Single by Doris Day
- B-side: "Twinkle Lullaby"
- Released: 1963
- Genre: Pop
- Length: 2:35
- Label: CBS
- Songwriters: Terry Melcher, Hal Kanter & Joe Lubin
- Producers: Terry Melcher Arranged and Conducted by Jack Nitzsche

= Move Over Darling (song) =

"Move Over Darling" is a song originally recorded by Doris Day, which was the theme from the 1963 movie Move Over, Darling, starring Doris Day, James Garner and Polly Bergen, and was released as a single the same year.

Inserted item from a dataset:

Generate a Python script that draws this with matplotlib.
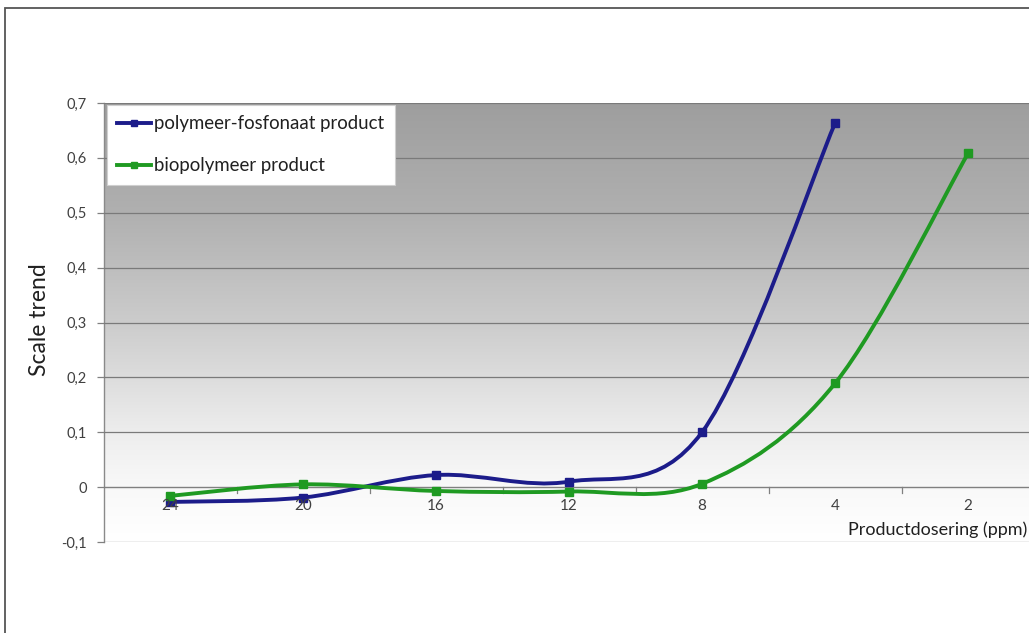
import numpy as np
import matplotlib
matplotlib.use("Agg")
import matplotlib.pyplot as plt
from matplotlib.path import Path
from matplotlib.patches import PathPatch, Rectangle
from matplotlib.lines import Line2D

plt.rcParams['font.family'] = ['Lato', 'DejaVu Sans']

# Data
doses = ["24", "20", "16", "12", "8", "4", "2"]
poly_fosfonaat = [-0.027, -0.019, 0.022, 0.010, 0.100, 0.663, None]
biopolymeer = [-0.016, 0.005, -0.007, -0.008, 0.006, 0.189, 0.608]
series_names = ["polymeer-fosfonaat product", "biopolymeer product"]
series_colors = ["#1c1c8a", "#1f9a22"]
y_ticks = [-0.1, 0, 0.1, 0.2, 0.3, 0.4, 0.5, 0.6, 0.7]

W, H = 1029, 633
fig = plt.figure(figsize=(W / 100, H / 100), dpi=100)

# chart-area frame
fig.patches.append(Rectangle((5 / W, -0.1), 1.2, 1 - 8 / H + 0.1,
                             transform=fig.transFigure, fill=False,
                             edgecolor="#555555", linewidth=1.3))

left_px, right_px = 103.5, 103.5 + 7 * 133
top_px, bot_px = 103, 542
ax = fig.add_axes([left_px / W, 1 - bot_px / H,
                   (right_px - left_px) / W, (bot_px - top_px) / H])

# gradient background: darker grey at the top, fading to white at the bottom
stop_y = [0.7, 0.5, 0.3, 0.1, 0.0, -0.1]
stop_v = [0.62, 0.69, 0.80, 0.93, 0.975, 1.0]
yy = np.linspace(0.7, -0.1, 300)
shade = np.interp(yy, stop_y[::-1], stop_v[::-1])[:, None]
img = np.dstack([shade, shade, shade])
ax.imshow(img, extent=(-0.5, 6.5, -0.1, 0.7), aspect='auto', zorder=0,
          origin='upper', interpolation='bilinear')
ax.set_xlim(-0.5, 6.5)
ax.set_ylim(-0.1, 0.7)

for s in ax.spines.values():
    s.set_visible(False)
ax.plot([-0.5, -0.5], [-0.1, 0.7], color="#8a8a8a", lw=1.0, zorder=1, clip_on=False)

# horizontal grid
for yv in y_ticks:
    if yv == 0:
        continue
    ax.axhline(yv, color="#7a7a7a", lw=0.9, zorder=1)
ax.axhline(0, color="#808080", lw=1.0, zorder=1)

# category-axis tick marks on the zero line
for i in range(7):
    ax.plot([i + 0.5, i + 0.5], [0, -0.01], color="#808080", lw=0.9, zorder=1)


def smooth_path(xs, ys):
    pts = np.column_stack([xs, ys])
    n = len(pts)
    verts = [pts[0]]
    codes = [Path.MOVETO]
    for i in range(n - 1):
        p0 = pts[i - 1] if i > 0 else pts[i]
        p1 = pts[i]
        p2 = pts[i + 1]
        p3 = pts[i + 2] if i + 2 < n else pts[i + 1]
        c1 = p1 + (p2 - p0) / 6.0
        c2 = p2 - (p3 - p1) / 6.0
        verts += [c1, c2, p2]
        codes += [Path.CURVE4] * 3
    return Path(verts, codes)


for vals, color in zip([poly_fosfonaat, biopolymeer], series_colors):
    xs = [i for i, v in enumerate(vals) if v is not None]
    ys = [v for v in vals if v is not None]
    # smoothed curve built in display space so its shape follows the pixel layout
    disp = ax.transData.transform(np.column_stack([xs, ys]))
    path = smooth_path(disp[:, 0], disp[:, 1])
    ax.add_patch(PathPatch(path, transform=None, fill=False, edgecolor=color,
                           lw=2.8, zorder=3, capstyle='round'))
    ax.plot(xs, ys, linestyle='none', marker='s', markersize=5.5,
            color=color, zorder=4)

# ticks
ax.set_xticks([])
ax.set_yticks(y_ticks)
ax.set_yticklabels([("%.1f" % v).replace(".", ",") if v != 0 else "0" for v in y_ticks],
                   fontsize=10.5, color="#404040")
ax.tick_params(axis='y', length=5, color="#808080", pad=7, width=0.9)
for i, d in enumerate(doses):
    ax.text(i, -0.021, d, ha='center', va='top', fontsize=11, color="#404040", zorder=5)

fig.text(40 / W, 1 - 320 / H, "Scale trend", rotation=90, ha='center', va='center',
         fontsize=16.5, color="#202020")
fig.text(1027 / W, 1 - 530 / H, "Productdosering (ppm)", ha='right', va='center',
         fontsize=13, color="#202020")

# legend
handles = [Line2D([], [], color=c, lw=2.8, marker='s', markersize=5) for c in series_colors]
leg = fig.legend(handles, series_names, loc='upper left',
                 bbox_to_anchor=(107 / W, 1 - 105 / H), fontsize=13.4,
                 frameon=True, fancybox=False, handlelength=1.8, handletextpad=0.2,
                 labelspacing=1.35, borderpad=0.55, borderaxespad=0)
leg.get_frame().set_edgecolor("#cfcfcf")
leg.get_frame().set_linewidth(0.8)
leg.get_frame().set_alpha(1.0)
for txt in leg.get_texts():
    txt.set_color("#202020")

fig.savefig("out.png", dpi=100)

The song was written by Doris Day's son, Terry Melcher, along with Hal Kanter and Joe Lubin.

In 1964, Doris Day's version of the song spent 16 weeks on the United Kingdom's Record Retailer chart, peaking at No. 8, while reaching No. 1 in Hong Kong, and No. 4 on New Zealand's "Lever Hit Parade". In 1987, the song was re-released as a single and it re-charted on the UK Singles Chart, reaching No. 45.

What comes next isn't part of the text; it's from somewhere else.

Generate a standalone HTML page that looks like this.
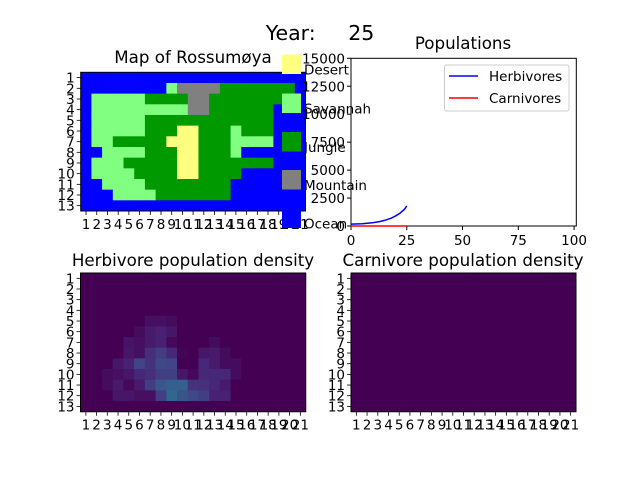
<!DOCTYPE html>
<html><head><meta charset="utf-8"><style>
html,body{margin:0;padding:0;background:#fff;}
svg{display:block;font-family:"DejaVu Sans","Liberation Sans",sans-serif;}
</style></head><body>
<svg id="fig" width="640" height="480" viewBox="0 0 640 480">
<rect width="640" height="480" fill="#fff"/>
<text x="320" y="40" font-size="20.5" text-anchor="middle" xml:space="preserve">Year:     25</text>
<text x="193" y="63" font-size="16.7" text-anchor="middle">Map of Rossumøya</text>
<text x="463" y="49" font-size="16.7" text-anchor="middle">Populations</text>
<text x="193" y="266" font-size="16.7" text-anchor="middle">Herbivore population density</text>
<text x="463" y="266" font-size="16.7" text-anchor="middle">Carnivore population density</text>
<g id="mapG"></g>
<g id="herbG"></g>
<g id="carnG"></g>
<g id="popG"></g>
<g id="legG"></g>
</svg>
<script>
const mapRows = [
"OOOOOOOOOOOOOOOOOOOOO",
"OOOOOOOOSMMMMJJJJJJJO",
"OSSSSSJJJJMMJJJJJJJOO",
"OSSSSSSSSSMMJJJJJJOOO",
"OSSSSSJJJJJJJJJJJJOOO",
"OSSSSSJJJDDJJJSJJJOOO",
"OSSJJJJJDDDJJJSSSSOOO",
"OOSSSSJJJDDJJJSOOOOOO",
"OSSSJJJJJDDJJJJJJJOOO",
"OSSSSJJJJDDJJJJOOOOOO",
"OOSSSSJJJJJJJJOOOOOOO",
"OOOSSSSJJJJJJJOOOOOOO",
"OOOOOOOOOOOOOOOOOOOOO"];
const herbDensity = [
[0,0,0,0,0,0,0,0,0,0,0,0,0,0,0,0,0,0,0,0,0],
[0,0,0,0,0,0,0,0,0,0,0,0,0,0,0,0,0,0,0,0,0],
[0,0,0,0,0,0,0,0,0,0,0,0,0,0,0,0,0,0,0,0,0],
[0,0,0,0,0,0,0,0,0,0,0,0,0,0,0,0,0,0,0,0,0],
[0,0,0,0,0,0,0.04,0.04,0.03,0,0,0,0,0,0,0,0,0,0,0,0],
[0,0,0,0,0,0.03,0.07,0.09,0.06,0,0,0,0,0,0,0,0,0,0,0,0],
[0,0,0,0,0.05,0.04,0.07,0.09,0.02,0,0,0,0.03,0,0,0,0,0,0,0,0],
[0,0,0,0,0.06,0.04,0.13,0.18,0.11,0.01,0,0.06,0.07,0.03,0,0,0,0,0,0,0],
[0,0,0,0.06,0.09,0.2,0.14,0.22,0.2,0,0,0.11,0.07,0.03,0.03,0,0,0,0,0,0],
[0,0,0.03,0.04,0.06,0.11,0.13,0.18,0.18,0.06,0.02,0.11,0.11,0.11,0.03,0,0,0,0,0,0],
[0,0,0.03,0.07,0.02,0.07,0.18,0.27,0.3,0.3,0.14,0.14,0.11,0.07,0,0,0,0,0,0,0],
[0,0,0,0.06,0.06,0.04,0.04,0.18,0.33,0.26,0.22,0.18,0.09,0.09,0,0,0,0,0,0,0],
[0,0,0,0,0,0,0,0,0,0,0,0,0,0,0,0,0,0,0,0,0]];
const years = [0,5,10,13,15,18,20,22,24,25];
const herbivores = [170,200,300,400,500,700,900,1150,1500,1800];
const carnivores = [0,0,0,0,0,0,0,0,0,0];
const popXTicks = [0,25,50,75,100];
const popYTicks = [0,2500,5000,7500,10000,12500,15000];
const legendNames = ["Desert","Savannah","Jungle","Mountain","Ocean"];

const NS="http://www.w3.org/2000/svg";
function mk(tag,parent,attrs){const e=document.createElementNS(NS,tag);for(const k in attrs)e.setAttribute(k,attrs[k]);parent.appendChild(e);return e;}
const colors={O:"#0000ff",S:"#80ff80",J:"#009900",M:"#808080",D:"#ffff80"};
const vir=[[0,[68,1,84]],[0.1,[72,36,117]],[0.2,[65,68,135]],[0.3,[53,95,141]],[0.4,[42,120,142]],[0.5,[33,145,140]],[0.6,[34,168,132]],[0.8,[122,209,81]],[1,[253,231,37]]];
function viridis(v){for(let i=1;i<vir.length;i++){if(v<=vir[i][0]){const a=vir[i-1],b=vir[i];const t=(v-a[0])/(b[0]-a[0]);return "rgb("+a[1].map((c,j)=>Math.round(c+(b[1][j]-c)*t)).join(",")+")";}}return "rgb(253,231,37)";}

function gridAxes(g,x0,y0,x1,y1,name){
  const cw=(x1-x0)/21,rh=(y1-y0)/13;
  for(let i=0;i<21;i++){const cx=x0+(i+0.5)*cw;
    const tk=mk("line",g,{x1:cx,x2:cx,y1:y1,y2:y1+4,stroke:"#000","stroke-width":0.8});
    
    
    const t=mk("text",g,{x:cx,y:y1+18,"font-size":13.5,"text-anchor":"middle"});t.textContent=String(i+1);
    
    }
  for(let r=0;r<13;r++){const cy=y0+(r+0.5)*rh;
    const tk=mk("line",g,{x1:x0-4,x2:x0,y1:cy,y2:cy,stroke:"#000","stroke-width":0.8});
    
    
    const t=mk("text",g,{x:x0-6,y:cy+5,"font-size":13.5,"text-anchor":"end"});t.textContent=String(r+1);
    
    }
  const f=mk("rect",g,{x:x0,y:y0,width:x1-x0,height:y1-y0,fill:"none",stroke:"#000","stroke-width":1});
  
  
}
(function(){const g=document.getElementById("mapG");const x0=80.7,y0=72.3,x1=305.5,y1=211;const cw=(x1-x0)/21,rh=(y1-y0)/13;
mapRows.forEach((row,r)=>{[...row].forEach((c,i)=>{const e=mk("rect",g,{x:x0+i*cw,y:y0+r*rh,width:cw+0.4,height:rh+0.4,fill:colors[c]});

});});
gridAxes(g,x0,y0,x1,y1,'map');})();
function heat(id,data,x0,y0,x1,y1,name){const g=document.getElementById(id);const cw=(x1-x0)/21,rh=(y1-y0)/13;
for(let r=0;r<13;r++)for(let i=0;i<21;i++){const v=data?data[r][i]:0;const e=mk("rect",g,{x:x0+i*cw,y:y0+r*rh,width:cw+0.4,height:rh+0.4,fill:viridis(v)});

}
gridAxes(g,x0,y0,x1,y1,name);}
heat("herbG",herbDensity,80.5,273,305.7,411.7,'herbivore-density');
heat("carnG",null,351,273,576,411.7,'carnivore-density');
(function(){const g=document.getElementById("popG");const x0=351,y0=58.3,x1=576.3,y1=226;
const sx=v=>x0+(v/101)*(x1-x0),sy=v=>y1-(v/15000)*(y1-y0);
const f=mk("rect",g,{x:x0,y:y0,width:x1-x0,height:y1-y0,fill:"#fff",stroke:"#000","stroke-width":1});


popXTicks.forEach(v=>{const tk=mk("line",g,{x1:sx(v),x2:sx(v),y1:y1,y2:y1+4,stroke:"#000"});


const t=mk("text",g,{x:sx(v),y:y1+19,"font-size":13.5,"text-anchor":"middle"});t.textContent=v;

});
popYTicks.forEach(v=>{const tk=mk("line",g,{x1:x0-4,x2:x0,y1:sy(v),y2:sy(v),stroke:"#000"});


const t=mk("text",g,{x:x0-6,y:sy(v)+5,"font-size":13.5,"text-anchor":"end"});t.textContent=v;

});
const h=mk("polyline",g,{points:years.map((y,i)=>sx(y)+","+sy(herbivores[i])).join(" "),fill:"none",stroke:"#0000ff","stroke-width":1.5});


const c=mk("polyline",g,{points:years.map((y,i)=>sx(y)+","+sy(carnivores[i])).join(" "),fill:"none",stroke:"#ff0000","stroke-width":1.5});


const lb=mk("rect",g,{x:444.5,y:65,width:124.5,height:46,rx:2,fill:"#fff",stroke:"#ccc","stroke-width":1});


[["Herbivores","#0000ff",76],["Carnivores","#ff0000",98]].forEach(([n,col,y])=>{
const l=mk("line",g,{x1:449,x2:478,y1:y,y2:y,stroke:col,"stroke-width":1.5});


const t=mk("text",g,{x:489,y:y+5,"font-size":13.5});t.textContent=n;

});})();
(function(){const g=document.getElementById("legG");const fills=["#ffff80","#80ff80","#009900","#808080","#0000ff"];
const tops=[54.5,93.5,132,170,208.5];
legendNames.forEach((n,i)=>{const r=mk("rect",g,{x:282,y:tops[i],width:19,height:19.5,fill:fills[i]});


const t=mk("text",g,{x:304,y:tops[i]+20,"font-size":13.5});t.textContent=n;

});})();
</script>
</body></html>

In 1983, Tracey Ullman released a version of the song as a single and on the album You Broke My Heart in 17 Places. Ullman's version spent 9 weeks on the UK Singles Chart, peaking at No. 8, while reaching No. 5 on the Irish Singles Chart, No. 15 in Flanders No. 13 on the Dutch Top 40, and No. 20 on the Dutch Nationale Hitparade.